Bane, certainly, doesn't represent any true political viewpoint. As much as, if not even more than, The Joker, he simply wants to watch the world burn. He's just lighting a much longer wick towards that end. His speeches about being for the oppressed are nothing but lip service meant to hide his true intentions and nowhere in Rises do we see any evidence of the people taking Gotham back. If anything, what we see is the police force reasserting themselves while "the people" do essentially nothing.
On a technical level, The Dark Knight Rises certainly looks just fine. But the storyline and the characterization of Batman (a big deal in a Batman film - in fact, a deal-breaker in my book) can't be defended. This is one of those movies that annoyed me on such a fundamental level that I could go through a whole laundry list of individual moments that had me rolling my eyes but that would just be piling on. Going forward, I'll just have to pretend that the series ended with The Dark Knight.

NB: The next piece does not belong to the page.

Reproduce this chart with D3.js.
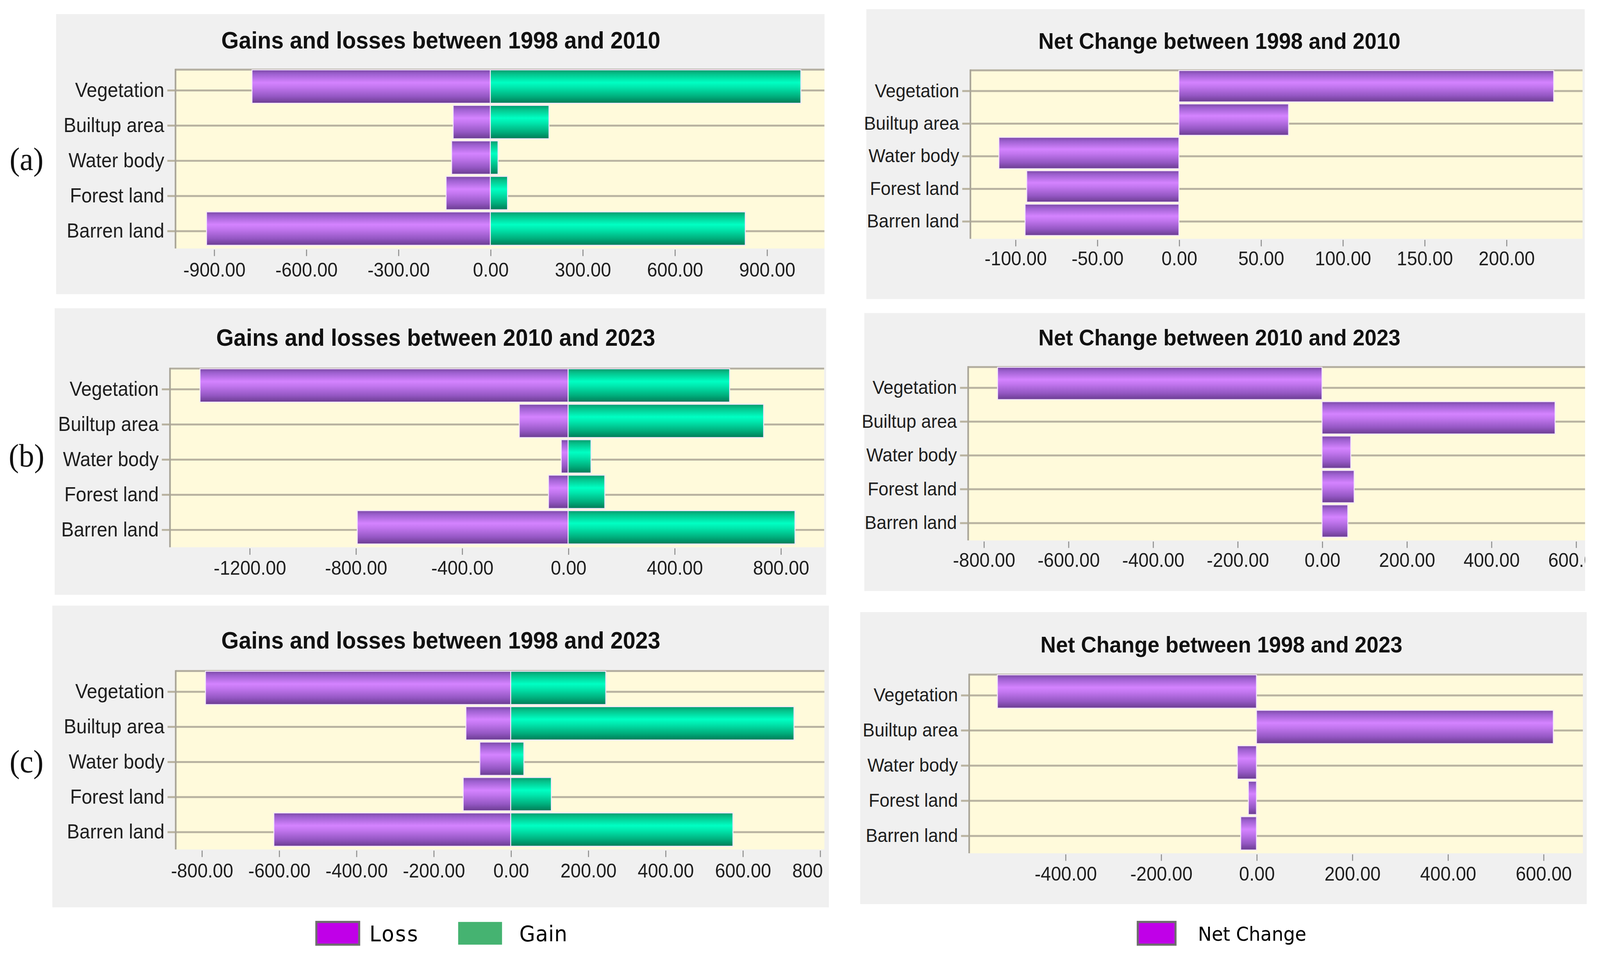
<!DOCTYPE html>
<html>
<head>
<meta charset="utf-8">
<script src="https://cdn.jsdelivr.net/npm/d3@7"></script>
<style>
  html, body { margin: 0; width: 100%; height: 100%; overflow: hidden; background: #fff; }
  #chart, svg { display: block; width: 100vw; height: 100vh; }
</style>
</head>
<body>
<div id="chart"></div>
<script>
// data
const categories = ["Vegetation", "Builtup area", "Water body", "Forest land", "Barren land"];

const loss9810 = [-776, -121, -126, -144, -924];
const gain9810 = [1011, 191, 25, 56, 830];
const loss1023 = [-1386, -184, -26, -74, -794];
const gain1023 = [608, 736, 86, 138, 854];
const loss9823 = [-790, -116, -80, -123, -613];
const gain9823 = [246, 733, 34, 105, 575];

const net9810 = [229, 67, -110, -93, -94];
const net1023 = [-767, 551, 68, 76, 61];
const net9823 = [-542, 621, -40, -17, -33];

const ticksGL9810 = [-900, -600, -300, 0, 300, 600, 900];
const ticksGL1023 = [-1200, -800, -400, 0, 400, 800];
const ticksGL9823 = [-800, -600, -400, -200, 0, 200, 400, 600, 800];
const ticksNet9810 = [-100, -50, 0, 50, 100, 150, 200];
const ticksNet1023 = [-800, -600, -400, -200, 0, 200, 400, 600];
const ticksNet9823 = [-400, -200, 0, 200, 400, 600];

const titles = [
  "Gains and losses between 1998 and 2010",
  "Gains and losses between 2010 and 2023",
  "Gains and losses between 1998 and 2023",
  "Net Change between 1998 and 2010",
  "Net Change between 2010 and 2023",
  "Net Change between 1998 and 2023"
];
const panelLetters = ["(a)", "(b)", "(c)"];

// layout (in a 1568 x 884 frame, stretched to fill the window)
const W = 1568, H = 884;
const svg = d3.select("#chart").append("svg")
  .attr("viewBox", `0 0 ${W} ${H}`)
  .attr("preserveAspectRatio", "none");

const defs = svg.append("defs");
const addGrad = (id, stops) => {
  const g = defs.append("linearGradient").attr("id", id)
    .attr("x1", 0).attr("y1", 0).attr("x2", 0).attr("y2", 1);
  stops.forEach(s => g.append("stop").attr("offset", s[0]).attr("stop-color", s[1]));
};
addGrad("purpleGrad", [[0, "#7b49a6"], [0.12, "#9d60cf"], [0.38, "#d483ff"], [0.52, "#c276ef"], [0.8, "#9457c3"], [1, "#6a3c90"]]);
addGrad("greenGrad", [[0, "#019a6d"], [0.12, "#05c28b"], [0.38, "#00ffc3"], [0.52, "#00e8ae"], [0.8, "#00ae7c"], [1, "#007b56"]]);

const panels = [
  {bg: [55, 13, 753, 259], plot: {l: 172, t: 63.6, r: 808, b: 229.8}, dom: [-1025, 1088], titleX: 432, titleY: 37, tickY: 249.5, fs: 18.5, ts: 22},
  {bg: [53.6, 285, 756, 265], plot: {l: 166.6, t: 340, r: 807.7, b: 506}, dom: [-1499, 964], titleX: 427, titleY: 312, tickY: 525, fs: 18.5, ts: 22},
  {bg: [51.3, 560, 761, 279], plot: {l: 172.2, t: 619.7, r: 808, b: 785.5}, dom: [-867, 812], titleX: 432, titleY: 592, tickY: 805, fs: 18.5, ts: 22},
  {bg: [849, 8.5, 704, 268], plot: {l: 951, t: 64.2, r: 1551, b: 220.8}, dom: [-127.4, 246.7], titleX: 1195, titleY: 38, tickY: 239, fs: 17.5, ts: 21},
  {bg: [847, 289.5, 706.4, 257], plot: {l: 948.8, t: 338.6, r: 1553.4, b: 499.7}, dom: [-836.5, 622], titleX: 1195, titleY: 312, tickY: 518, fs: 17.5, ts: 21},
  {bg: [843, 566, 712, 270], plot: {l: 949.8, t: 623, r: 1551.3, b: 789}, dom: [-601, 683], titleX: 1197, titleY: 596, tickY: 808, fs: 17.5, ts: 21}
];

const drawPanel = (idx, seriesList, ticks) => {
  const p = panels[idx], pl = p.plot;
  const g = svg.append("g");
  g.append("rect").attr("x", p.bg[0]).attr("y", p.bg[1])
    .attr("width", p.bg[2]).attr("height", p.bg[3]).attr("fill", "#f0f0f0");

  // clip only at the right edge, like the cropped originals
  const clipId = "clip" + idx;
  defs.append("clipPath").attr("id", clipId).append("rect")
    .attr("x", p.bg[0] - 30).attr("y", p.bg[1])
    .attr("width", pl.r - p.bg[0] + 30).attr("height", p.bg[3]);
  const c = g.append("g").attr("clip-path", `url(#${clipId})`);

  const x = d3.scaleLinear().domain(p.dom).range([pl.l, pl.r]);
  const yBand = d3.scaleBand().domain(categories).range([pl.t + 1, pl.b - 3]).paddingInner(0.06);
  const yGrid = d3.scalePoint().domain(categories).range([pl.t + 19.5, pl.b - 16.5]);

  c.append("rect").attr("x", pl.l).attr("y", pl.t)
    .attr("width", pl.r - pl.l).attr("height", pl.b - pl.t).attr("fill", "#fffadb");
  c.append("line").attr("x1", pl.l).attr("x2", pl.r).attr("y1", pl.t + 0.8).attr("y2", pl.t + 0.8)
    .attr("stroke", "#b5b0a2").attr("stroke-width", 1.8);

  // y axis with gridlines
  const yAxis = c.append("g").attr("transform", `translate(${pl.l},0)`)
    .call(d3.axisLeft(yGrid).tickSize(-(pl.r - pl.l)).tickPadding(11));
  yAxis.select(".domain").remove();
  yAxis.selectAll(".tick line").attr("x1", -8)
    .attr("stroke", "#b9b3a1").attr("stroke-width", 1.8);
  yAxis.selectAll(".tick text")
    .attr("font-family", "'Liberation Sans', Arial, sans-serif")
    .attr("font-size", p.fs).attr("fill", "#1e1e1e");

  c.append("line").attr("x1", pl.l).attr("x2", pl.l).attr("y1", pl.t).attr("y2", pl.b)
    .attr("stroke", "#a9a598").attr("stroke-width", 1.6);

  // bars
  seriesList.forEach(s => {
    c.selectAll(null).data(s.values).enter().append("rect")
      .attr("x", d => x(Math.min(0, d)))
      .attr("width", d => Math.abs(x(d) - x(0)))
      .attr("y", (d, i) => yBand(categories[i]))
      .attr("height", yBand.bandwidth())
      .attr("fill", s.fill)
      .attr("stroke", "#f4e6fb").attr("stroke-width", 0.9);
  });

  // x axis
  const xAxis = c.append("g").attr("transform", `translate(0,${pl.b + 1})`)
    .call(d3.axisBottom(x).tickValues(ticks).tickSize(6).tickPadding(6)
      .tickFormat(d => d.toFixed(2)));
  xAxis.select(".domain").remove();
  xAxis.selectAll(".tick line").attr("stroke", "#8e8e8e").attr("stroke-width", 1);
  xAxis.selectAll(".tick text").attr("y", null).attr("dy", null)
    .attr("transform", `translate(0,${p.tickY - pl.b - 1})`)
    .attr("dominant-baseline", "central")
    .attr("font-family", "'Liberation Sans', Arial, sans-serif")
    .attr("font-size", 18).attr("fill", "#1e1e1e");

  g.append("text").attr("x", p.titleX).attr("y", p.titleY)
    .attr("text-anchor", "middle").attr("dominant-baseline", "central")
    .attr("font-family", "'Liberation Sans', Arial, sans-serif")
    .attr("font-weight", "bold").attr("font-size", p.ts).attr("fill", "#111")
    .text(titles[idx]);
};

drawPanel(0, [{values: loss9810, fill: "url(#purpleGrad)"}, {values: gain9810, fill: "url(#greenGrad)"}], ticksGL9810);
drawPanel(1, [{values: loss1023, fill: "url(#purpleGrad)"}, {values: gain1023, fill: "url(#greenGrad)"}], ticksGL1023);
drawPanel(2, [{values: loss9823, fill: "url(#purpleGrad)"}, {values: gain9823, fill: "url(#greenGrad)"}], ticksGL9823);
drawPanel(3, [{values: net9810, fill: "url(#purpleGrad)"}], ticksNet9810);
drawPanel(4, [{values: net1023, fill: "url(#purpleGrad)"}], ticksNet1023);
drawPanel(5, [{values: net9823, fill: "url(#purpleGrad)"}], ticksNet9823);

// panel letters
const letterY = [147, 421, 704];
panelLetters.forEach((t, i) => {
  svg.append("text").attr("x", 26).attr("y", letterY[i])
    .attr("text-anchor", "middle").attr("dominant-baseline", "central")
    .attr("font-family", "'Liberation Serif', 'Times New Roman', serif")
    .attr("font-size", 30).attr("fill", "#111").text(t);
});

// legends
const legendItems = [
  {label: "Loss", fill: "#c000e8", border: true, x: 310, w: 42, tx: 362, size: 20, ls: 1.2},
  {label: "Gain", fill: "#45b371", border: false, x: 449, w: 43, tx: 509, size: 20, ls: 0.3},
  {label: "Net Change", fill: "#c000e8", border: true, x: 1115, w: 37, tx: 1174, size: 18, ls: 0}
];
const lg = svg.append("g");
legendItems.forEach(it => {
  lg.append("rect").attr("x", it.x).attr("y", 852.5).attr("width", it.w).attr("height", 21)
    .attr("fill", it.fill)
    .attr("stroke", it.border ? "#6e6e6e" : "none").attr("stroke-width", 2);
  lg.append("text").attr("x", it.tx).attr("y", 863.5)
    .attr("dominant-baseline", "central")
    .attr("font-family", "'DejaVu Sans', Verdana, sans-serif")
    .attr("font-size", it.size).attr("letter-spacing", it.ls).attr("fill", "#000")
    .text(it.label);
});
</script>
</body>
</html>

Finally, there's the matter of how guns are handled in this film. It wouldn't be fair to chastise the film for how it reflects against tragic real world events but it is fair to note that it goes against Batman's staunch anti-gun stance. Yes, Batman himself is still anti-gun and instructs Catwoman at one point - "No guns. No killing", to which Catwoman replies "Where's the fun in that?" but what really left a sour taste in my mouth is how at a crucial climatic moment, the use of a gun (a huge gun, of course) is allowed to end a battle, capped by a flip, "cool" comment to Batman to the effect of "That thing you have against guns? I don't have that." It's a moment that glibly undermines Batman's antipathy towards guns and his historic insistence on always finding a another, better way to deal with his foes. For any long-time Bat fan, it's a moment that will stick out as being wrong.

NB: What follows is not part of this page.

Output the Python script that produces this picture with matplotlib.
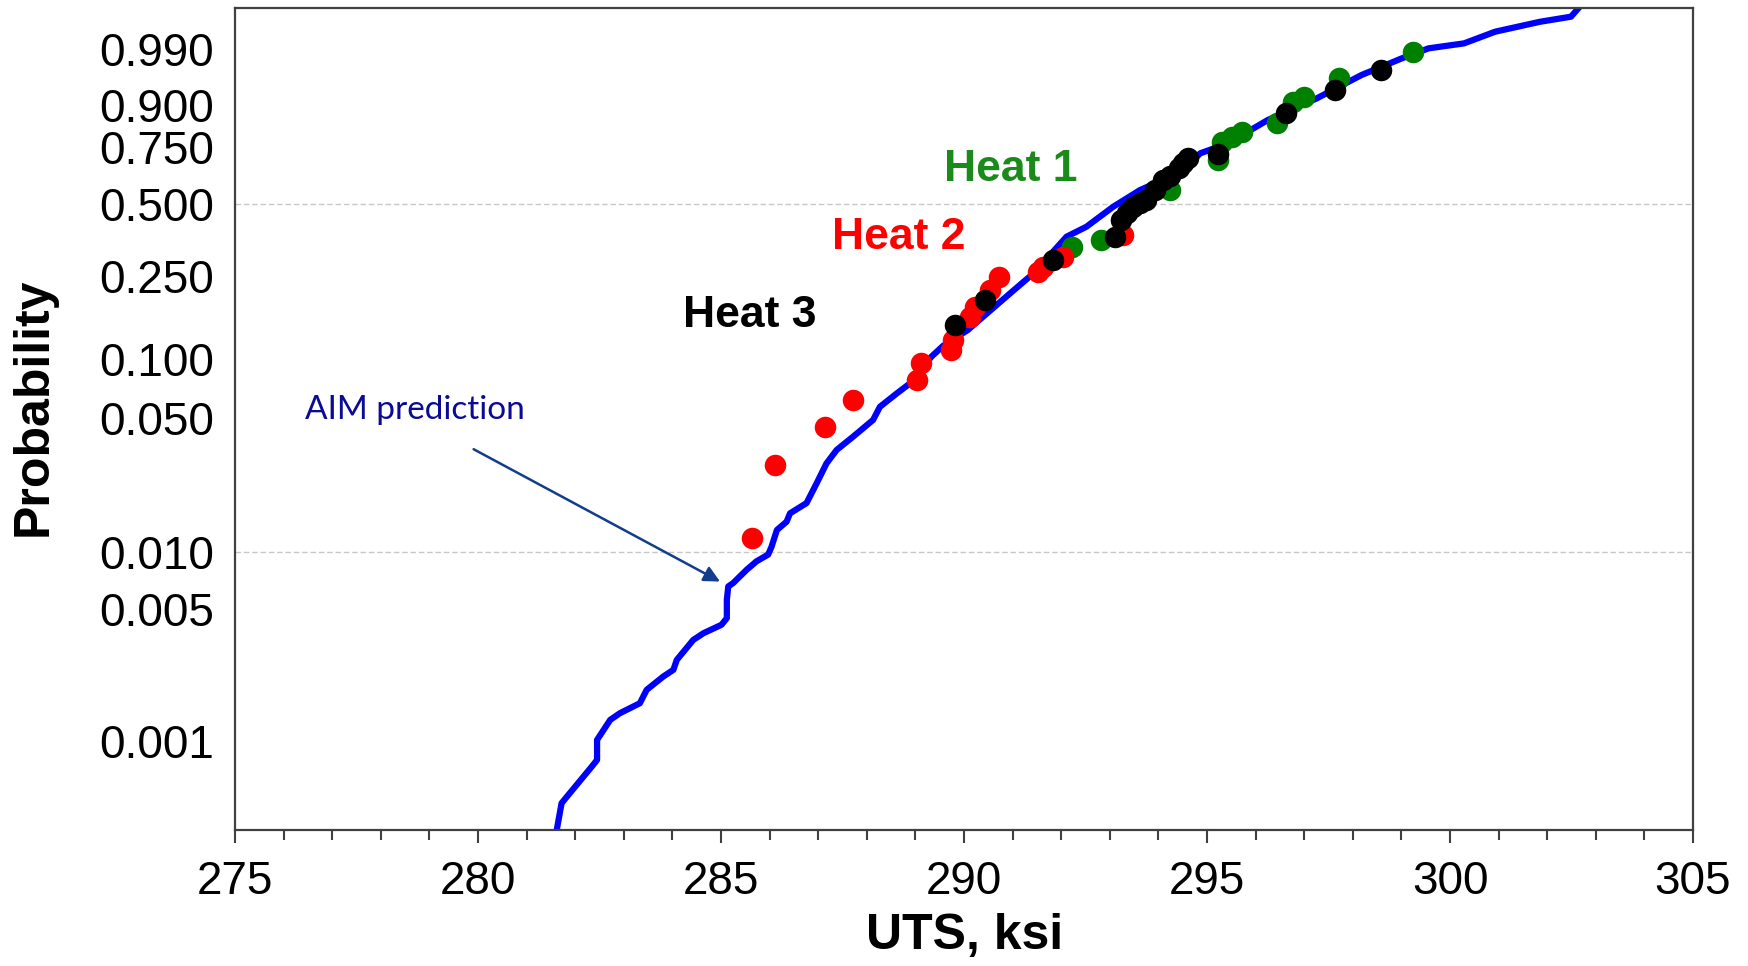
import numpy as np
import matplotlib
matplotlib.use("Agg")
import matplotlib.pyplot as plt
from matplotlib.ticker import MultipleLocator, NullLocator, FixedLocator, FixedFormatter

# ---------------- data ----------------
# AIM prediction (simulated CDF), UTS in ksi vs cumulative probability
curve_uts = [281.62, 281.72, 281.83, 282.34, 282.45, 282.45, 282.72, 282.92, 283.33, 283.47,
             283.81, 284.02, 284.09, 284.43, 284.64, 285.01, 285.12, 285.12, 285.15, 285.25,
             285.53, 285.73, 285.97, 286.04, 286.15, 286.35, 286.42, 286.76, 286.97, 287.17,
             287.38, 287.72, 288.13, 288.27, 288.62, 288.89, 289.33, 289.57, 290.08, 290.95,
             291.43, 292.11, 292.52, 293.07, 293.62, 294.50, 294.86, 295.43, 296.25, 297.26,
             298.18, 299.01, 299.56, 300.29, 300.93, 301.85, 302.49, 302.70]
curve_p = [0.000339, 0.000470, 0.000509, 0.000733, 0.000796, 0.001015, 0.001295, 0.001405, 0.001586, 0.001866,
           0.002193, 0.002381, 0.002687, 0.003428, 0.003718, 0.004118, 0.004464, 0.005580, 0.006562, 0.006836,
           0.008040, 0.008895, 0.009653, 0.01062, 0.0130, 0.01438, 0.0159, 0.0180, 0.0229, 0.0290,
           0.0341, 0.0400, 0.0488, 0.0570, 0.0668, 0.0751, 0.1024, 0.1160, 0.1389, 0.2084,
           0.2577, 0.3722, 0.4090, 0.4886, 0.5600, 0.6450, 0.7234, 0.7657, 0.8545, 0.9188,
           0.9644, 0.9832, 0.9901, 0.99258, 0.99649, 0.99830, 0.99887, 0.99960]

# Heat 1 (green)
heat1_uts = [292.23, 292.82, 294.24, 295.23, 295.30, 295.52, 295.71, 296.44, 296.76, 296.99, 297.72, 299.24]
heat1_p = [0.3377, 0.3606, 0.5604, 0.6940, 0.7723, 0.7925, 0.8121, 0.8431, 0.9101, 0.9227, 0.9593, 0.9881]

# Heat 2 (red)
heat2_uts = [285.63, 286.11, 287.14, 287.71, 289.03, 289.11, 289.73, 289.78, 290.12, 290.23,
             290.53, 290.71, 291.53, 291.63, 292.04, 293.28]
heat2_p = [0.0118, 0.0285, 0.0447, 0.0618, 0.0781, 0.0949, 0.1106, 0.1240, 0.1611, 0.1800,
           0.2159, 0.2488, 0.2622, 0.2762, 0.3057, 0.3784]

# Heat 3 (black)
heat3_uts = [289.81, 290.43, 291.84, 293.11, 293.23, 293.35, 293.47, 293.62, 293.74, 293.92,
             294.10, 294.24, 294.42, 294.50, 294.61, 295.23, 296.63, 297.63, 298.59]
heat3_p = [0.1468, 0.1937, 0.2957, 0.3722, 0.4347, 0.4625, 0.4886, 0.5042, 0.5170, 0.5604,
           0.6048, 0.6228, 0.6572, 0.6809, 0.7015, 0.7203, 0.8765, 0.9378, 0.9711]

y_ticks = [0.001, 0.005, 0.010, 0.050, 0.100, 0.250, 0.500, 0.750, 0.900, 0.990]
grid_p = [0.010, 0.500]
x_ticks = [275, 280, 285, 290, 295, 300, 305]

# ---------------- weibull probability scale ----------------
def fwd(p):
    p = np.clip(np.asarray(p, dtype=float), 1e-12, 1 - 1e-12)
    return np.log(-np.log1p(-p))

def inv(w):
    return -np.expm1(-np.exp(np.asarray(w, dtype=float)))

plt.rcParams['font.family'] = ['Liberation Sans', 'DejaVu Sans']

W, H = 1748, 966
fig = plt.figure(figsize=(W / 100, H / 100), dpi=100)
ax = fig.add_axes([235 / W, 1 - 830 / H, (1693 - 235) / W, (830 - 8) / H])

ax.set_yscale('function', functions=(fwd, inv))
ax.set_xlim(275, 305)
ax.set_ylim(0.000339, 0.99947)

for g in grid_p:
    ax.axhline(g, color='#c8c8c8', lw=1.0, ls=(0, (4, 2)), zorder=1)

ax.plot(curve_uts, curve_p, color='#0000ff', lw=4.5, solid_joinstyle='round', zorder=2, clip_on=True)

ms = 15.5
ax.plot(heat1_uts, heat1_p, 'o', color='#008000', ms=ms, mec='none', zorder=3)
ax.plot(heat2_uts, heat2_p, 'o', color='#ff0000', ms=ms, mec='none', zorder=4)
ax.plot(heat3_uts, heat3_p, 'o', color='#000000', ms=ms, mec='none', zorder=5)

# labels
ax.text(290.97, 0.654, 'Heat 1', color='#1a8a1a', fontsize=32, fontweight='bold', ha='center', va='center')
ax.text(288.66, 0.371, 'Heat 2', color='#ff0000', fontsize=32, fontweight='bold', ha='center', va='center')
ax.text(285.60, 0.1635, 'Heat 3', color='#000000', fontsize=32, fontweight='bold', ha='center', va='center')

ax.text(278.70, 0.0550, 'AIM prediction', color='#0a0a96', fontsize=24, family=['Lato', 'DejaVu Sans'],
        ha='center', va='center')
ax.annotate('', xy=(284.98, 0.00696), xytext=(279.91, 0.0344),
            arrowprops=dict(arrowstyle='-|>', color='#123c8c', lw=1.8, mutation_scale=24,
                            shrinkA=0, shrinkB=0))

# axes styling
for s in ax.spines.values():
    s.set_color('#404040')
    s.set_linewidth(1.6)

ax.xaxis.set_major_locator(FixedLocator(x_ticks))
ax.xaxis.set_minor_locator(MultipleLocator(1))
ax.tick_params(axis='x', which='major', length=9.5, width=1.5, color='#404040', labelsize=33, pad=12)
ax.tick_params(axis='x', which='minor', length=7, width=1.5, color='#404040')

ax.yaxis.set_major_locator(FixedLocator(y_ticks))
ax.yaxis.set_major_formatter(FixedFormatter([f'{t:.3f}' for t in y_ticks]))
ax.yaxis.set_minor_locator(NullLocator())
ax.tick_params(axis='y', which='both', length=0, labelsize=33, pad=15)

fig.text(34 / W, 1 - 407 / H, 'Probability', rotation=90, ha='center', va='center',
         fontsize=36, fontweight='bold')
fig.text(965 / W, 1 - 936 / H, 'UTS, ksi', ha='center', va='center', fontsize=36, fontweight='bold')

fig.savefig('out.png', dpi=100)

There's plenty of that kind of thing to go around in Rises, unfortunately. Having followed the character for many years through comics, TV, animation and film, I'm all for different interpretations of Batman but if you're going to just gut the core of the character, what's the point? The line "I Believe In Harvey Dent" echoed through the last two films in Nolan's trilogy but I just hope that whoever takes on the responsibility of rebooting this franchise down the line will be able to say "I Believe in Batman" and say it with real conviction.